The best long entries in IWM came on pullbacks into the 50-day moving average and 10-week EMA, similar to the setups at the end of April, around May 19th, and again on the June 9th test.
This is now a position-management area for traders who bought correctly into weakness.
New entries should be more selective, ideally coming from pullbacks rather than marginal highs.

FOCUSED GROUP
XLC: GOOGL Pullback Trade Idea

XLC VRVP Daily & Weekly Chart
The group we are watching today is communication services.
XLC is forming a potential double-bottom bounce from its 50-week moving average.
This is the same higher-timeframe support area where the group bounced in late March and early April, making the current reaction technically important.
The equal-weighted communication services ETF, RSPC, is showing a similar structure.

RSPC VRVP Daily & Monthly
RSPC is also trying to form a double-bottom-style bounce, most notably around its 20-month moving average.
The alignment between cap-weighted XLC and equal-weighted RSPC matters because it suggests the setup is not isolated to one mega-cap name.
Communication services is starting to look like a higher-timeframe pullback group where demand is reappearing.
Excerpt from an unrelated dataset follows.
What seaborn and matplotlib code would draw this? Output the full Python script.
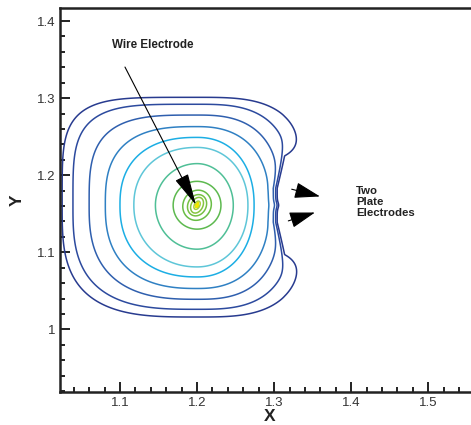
import numpy as np
import matplotlib
matplotlib.use("Agg")
import matplotlib.pyplot as plt
import seaborn as sns
from matplotlib.ticker import MultipleLocator, FuncFormatter

# electrode geometry (data units)
wire_x, wire_y = 1.2, 1.161
plate_x = 1.30
plate_band = (1.139, 1.183)

# outer contour lines: distance from the wire, read along each direction (outer -> inner)
level_top = [0.140, 0.131, 0.117, 0.102, 0.088, 0.075, 0.054]
cross_left = [0.175, 0.161, 0.140, 0.119, 0.100, 0.082, 0.054]
cross_bottom = [0.145, 0.135, 0.122, 0.108, 0.093, 0.080, 0.057]
cross_right = [0.143, 0.124, 0.108, 0.094, 0.074, 0.066, 0.047]
# squareness of each line in each quadrant (2 = ellipse)
p_tl = [4.6, 4.1, 3.4, 2.8, 2.4, 2.2, 2.0]
p_tr = [3.3, 3.0, 2.7, 2.4, 2.2, 2.1, 2.0]
p_bl = [3.2, 3.0, 2.7, 2.5, 2.3, 2.1, 2.0]
p_br = [3.2, 3.0, 2.7, 2.4, 2.2, 2.1, 2.0]
# small rings round the wire (outer -> inner) and their stretch along the tilt
inner_rings = [0.031, 0.019, 0.013, 0.009, 0.0045]
inner_stretch = [1.0, 1.05, 1.1, 1.2, 1.3]
core_levels = [0.0025, 0.0012]
core_stretch = 1.5
tilt_deg = 62

# colours, outer -> inner
line_colors = ['#283b8f', '#2c4a9e', '#2f5fae', '#2f80c3', '#1caee4', '#5ec6d8', '#4fbf96']
ring_colors = ['#5db94f', '#69bd45', '#76c043', '#86c540', '#a8cf3a']
core_colors = ['#f2e600', '#e8312a']

xs = np.arange(1.0, 1.58, 0.0005)
ys = np.arange(0.9, 1.44, 0.0005)
X, Y = np.meshgrid(xs, ys)
dx = X - wire_x
dy = Y - wire_y

# the plates pull the outer lines in around x = 1.3
band_mid = 0.5 * (plate_band[0] + plate_band[1])
band_half = 0.5 * (plate_band[1] - plate_band[0])
dist = np.maximum(0, np.abs(Y - band_mid) - band_half)
G = np.exp(-dist / 0.013) * (1 - 0.45 * np.exp(-((Y - band_mid) / 0.006) ** 2))
extra = 0.0121 * np.exp(np.clip((dx - (plate_x - wire_x)) / 0.0034, -30, 4)) * G
dx_eff = np.where(dx > 0, dx + extra, -dx)
left = dx < 0
up = dy > 0

sns.set_style("ticks")
plt.rcParams['font.family'] = ['Liberation Sans', 'DejaVu Sans']

fig = plt.figure(figsize=(4.71, 4.25), dpi=100)
ax = fig.add_axes([60 / 471, 33 / 425, 411 / 471, 384 / 425])

for k in range(len(level_top)):
    half_x = np.where(left, cross_left[k], cross_right[k])
    half_y = np.where(up, level_top[k], cross_bottom[k])
    p = np.where(up, np.where(left, p_tl[k], p_tr[k]), np.where(left, p_bl[k], p_br[k]))
    u = dx_eff / half_x
    v = np.abs(dy) / half_y
    S = (u ** p + v ** p) ** (1 / p)
    ax.contour(X, Y, S, levels=[1.0], colors=[line_colors[k]], linewidths=1.1)

# tilted rings at the wire
t = np.deg2rad(tilt_deg)
along = dx * np.cos(t) + dy * np.sin(t)
across = -dx * np.sin(t) + dy * np.cos(t)
for r, st, col in zip(inner_rings, inner_stretch, ring_colors):
    S = np.hypot(along / st, across * st) / r
    ax.contour(X, Y, S, levels=[1.0], colors=[col], linewidths=1.1)
S = np.hypot(along / core_stretch, across * core_stretch)
ax.contourf(X, Y, S, levels=[0] + core_levels[::-1], colors=core_colors[::-1])

ax.set_xlim(1.0222, 1.5554)
ax.set_ylim(0.9187, 1.4169)

ax.xaxis.set_major_locator(MultipleLocator(0.1))
ax.xaxis.set_minor_locator(MultipleLocator(0.02))
ax.yaxis.set_major_locator(MultipleLocator(0.1))
ax.yaxis.set_minor_locator(MultipleLocator(0.02))
fmt = FuncFormatter(lambda v, pos: f"{v:g}")
ax.xaxis.set_major_formatter(fmt)
ax.yaxis.set_major_formatter(fmt)
ax.tick_params(which='both', direction='in', width=1.4, color='#222222',
               labelsize=9.5, labelcolor='#333333', top=False, right=False)
ax.tick_params(which='major', length=7, pad=3.5)
ax.tick_params(which='minor', length=3.5)

for side in ['left', 'bottom', 'top']:
    ax.spines[side].set_linewidth(1.8)
    ax.spines[side].set_color('#222222')
ax.spines['right'].set_visible(False)

ax.set_xlabel("X", fontsize=12.5, fontweight='bold', color='#222222', va='center')
ax.set_ylabel("Y", fontsize=12.5, fontweight='bold', color='#222222')
ax.xaxis.set_label_coords(0.511, -0.064)
ax.yaxis.set_label_coords(-0.085, 0.5)

# annotations
ax.text(1.1428, 1.3687, "Wire Electrode", fontsize=8.4, fontweight='bold',
        ha='center', va='center', color='#222222')
ax.annotate("", xy=(1.1985, 1.1615), xytext=(1.1065, 1.3403),
            arrowprops=dict(arrowstyle="-|>,head_length=2.0,head_width=0.45",
                            color='black', lw=0.8, shrinkA=0, shrinkB=0,
                            mutation_scale=10))
ax.text(1.4062, 1.165, "Two\nPlate\nElectrodes", fontsize=8.2, fontweight='bold',
        ha='left', va='center', color='#222222', linespacing=1.1)
for tail, tip in [((1.3228, 1.1818), (1.3595, 1.1724)),
                  ((1.3184, 1.1407), (1.3530, 1.1516))]:
    ax.annotate("", xy=tip, xytext=tail,
                arrowprops=dict(arrowstyle="-|>,head_length=1.6,head_width=0.5",
                                color='black', lw=0.8, shrinkA=0, shrinkB=0,
                                mutation_scale=10))

fig.savefig("out.png", dpi=100)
GOOGL VRVP Daily & Weekly Chart
GOOGL matters because it sits at the intersection of two important themes: large-cap technology and communication services.
The stock is pulling into its 20-week moving average, which is the area we discussed last week as the preferred entry zone.
Price is now starting to tighten around that level, which is exactly what we want to see after a sharp pullback.
The ideal structure from here would be a few sessions of chop around the 10-week EMA, while price stays underneath the daily point of control and builds a cleaner base.
This is not a chase setup. The opportunity is in using the pullback toward the 20-week moving average as a risk-defined entry area.
The stop should be kept as close as possible to that higher-timeframe support, so the trade has clear asymmetry.
The group backdrop also supports the setup. If XLC and RSPC continue building their double-bottom structures, GOOGL becomes one of the cleaner large-cap pullback-long candidates.